(Collected material):

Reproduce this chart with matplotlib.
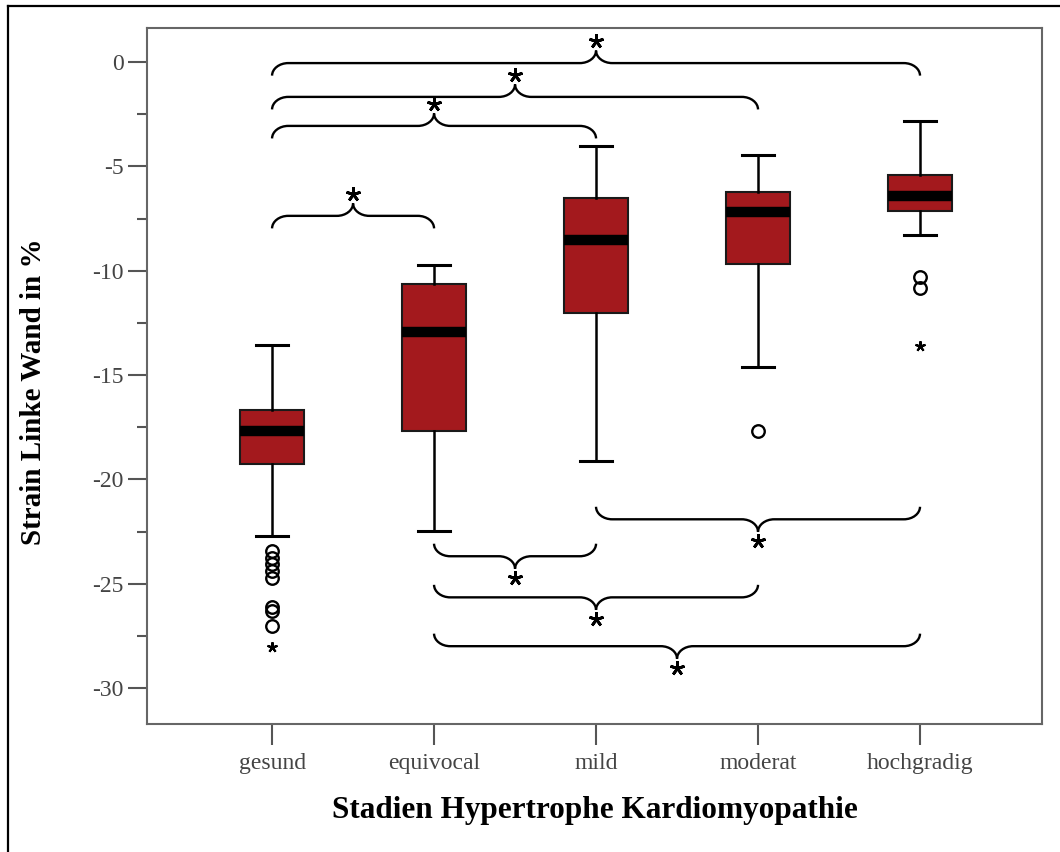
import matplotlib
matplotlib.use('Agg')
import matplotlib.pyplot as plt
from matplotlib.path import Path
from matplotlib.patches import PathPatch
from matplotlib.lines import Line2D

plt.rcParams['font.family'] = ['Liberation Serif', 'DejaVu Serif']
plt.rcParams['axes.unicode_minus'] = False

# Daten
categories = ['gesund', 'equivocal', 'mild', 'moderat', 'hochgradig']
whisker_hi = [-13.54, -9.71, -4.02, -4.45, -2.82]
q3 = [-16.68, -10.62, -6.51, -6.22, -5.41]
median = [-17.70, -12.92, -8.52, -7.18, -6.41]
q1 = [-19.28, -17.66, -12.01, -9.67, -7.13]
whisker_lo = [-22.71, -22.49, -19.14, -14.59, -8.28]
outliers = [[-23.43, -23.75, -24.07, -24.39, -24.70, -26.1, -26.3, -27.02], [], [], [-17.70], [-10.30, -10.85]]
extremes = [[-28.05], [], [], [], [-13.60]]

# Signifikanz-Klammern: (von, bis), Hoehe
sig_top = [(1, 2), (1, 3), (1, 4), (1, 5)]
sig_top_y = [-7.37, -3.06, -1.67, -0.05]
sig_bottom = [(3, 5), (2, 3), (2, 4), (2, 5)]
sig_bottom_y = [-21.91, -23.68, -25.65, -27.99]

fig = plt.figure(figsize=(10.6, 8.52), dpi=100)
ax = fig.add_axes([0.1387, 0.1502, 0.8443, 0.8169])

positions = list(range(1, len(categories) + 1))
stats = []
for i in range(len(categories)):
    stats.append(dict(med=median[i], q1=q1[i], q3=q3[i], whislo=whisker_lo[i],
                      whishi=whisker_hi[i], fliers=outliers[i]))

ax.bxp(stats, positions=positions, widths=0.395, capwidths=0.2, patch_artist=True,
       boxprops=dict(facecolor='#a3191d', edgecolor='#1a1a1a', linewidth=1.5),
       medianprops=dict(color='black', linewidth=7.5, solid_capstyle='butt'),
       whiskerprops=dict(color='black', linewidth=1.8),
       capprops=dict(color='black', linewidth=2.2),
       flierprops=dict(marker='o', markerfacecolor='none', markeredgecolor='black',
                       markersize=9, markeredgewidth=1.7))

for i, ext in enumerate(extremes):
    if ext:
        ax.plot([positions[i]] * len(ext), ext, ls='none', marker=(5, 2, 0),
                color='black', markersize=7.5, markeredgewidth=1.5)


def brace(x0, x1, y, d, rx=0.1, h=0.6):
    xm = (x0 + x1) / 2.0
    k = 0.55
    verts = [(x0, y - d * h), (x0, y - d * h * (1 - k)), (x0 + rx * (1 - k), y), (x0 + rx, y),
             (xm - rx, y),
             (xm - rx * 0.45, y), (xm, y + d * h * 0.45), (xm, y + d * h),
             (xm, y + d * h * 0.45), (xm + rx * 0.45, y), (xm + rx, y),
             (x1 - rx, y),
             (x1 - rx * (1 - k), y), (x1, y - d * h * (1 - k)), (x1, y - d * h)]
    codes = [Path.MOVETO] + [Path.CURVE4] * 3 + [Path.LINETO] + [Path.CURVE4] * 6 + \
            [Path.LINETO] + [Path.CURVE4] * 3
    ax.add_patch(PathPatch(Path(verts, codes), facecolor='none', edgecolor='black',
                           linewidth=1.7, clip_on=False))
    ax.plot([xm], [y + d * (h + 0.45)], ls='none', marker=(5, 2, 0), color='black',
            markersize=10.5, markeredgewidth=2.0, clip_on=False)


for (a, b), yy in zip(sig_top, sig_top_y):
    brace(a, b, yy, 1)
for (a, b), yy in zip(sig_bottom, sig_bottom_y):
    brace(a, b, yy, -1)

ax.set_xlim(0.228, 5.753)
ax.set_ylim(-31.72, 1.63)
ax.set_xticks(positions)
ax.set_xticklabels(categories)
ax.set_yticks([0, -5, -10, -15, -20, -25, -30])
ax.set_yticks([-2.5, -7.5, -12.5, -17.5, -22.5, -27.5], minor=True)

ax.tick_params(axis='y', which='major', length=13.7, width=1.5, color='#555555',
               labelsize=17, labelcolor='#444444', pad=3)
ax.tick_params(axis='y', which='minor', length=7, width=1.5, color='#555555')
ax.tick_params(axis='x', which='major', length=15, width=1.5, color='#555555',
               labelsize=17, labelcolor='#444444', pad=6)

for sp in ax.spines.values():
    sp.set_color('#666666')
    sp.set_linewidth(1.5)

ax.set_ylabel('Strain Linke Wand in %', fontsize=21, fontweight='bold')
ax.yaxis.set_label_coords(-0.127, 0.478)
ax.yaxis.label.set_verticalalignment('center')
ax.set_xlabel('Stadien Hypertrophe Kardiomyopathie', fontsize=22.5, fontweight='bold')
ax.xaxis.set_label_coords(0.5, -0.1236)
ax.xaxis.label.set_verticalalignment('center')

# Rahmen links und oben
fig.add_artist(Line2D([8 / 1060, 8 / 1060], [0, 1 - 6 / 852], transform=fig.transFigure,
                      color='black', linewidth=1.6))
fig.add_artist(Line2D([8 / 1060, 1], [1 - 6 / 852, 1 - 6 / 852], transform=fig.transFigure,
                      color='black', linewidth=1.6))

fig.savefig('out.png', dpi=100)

(Goal of the exercise):
From the first line of the listing above, repeat every line through the one holding "plt.rcParams['axes.unicode_minus'] = False". Both ends count, and pictures stay out.

(Response to the exercise):
Reproduce this chart with matplotlib.
import matplotlib
matplotlib.use('Agg')
import matplotlib.pyplot as plt
from matplotlib.path import Path
from matplotlib.patches import PathPatch
from matplotlib.lines import Line2D

plt.rcParams['font.family'] = ['Liberation Serif', 'DejaVu Serif']
plt.rcParams['axes.unicode_minus'] = False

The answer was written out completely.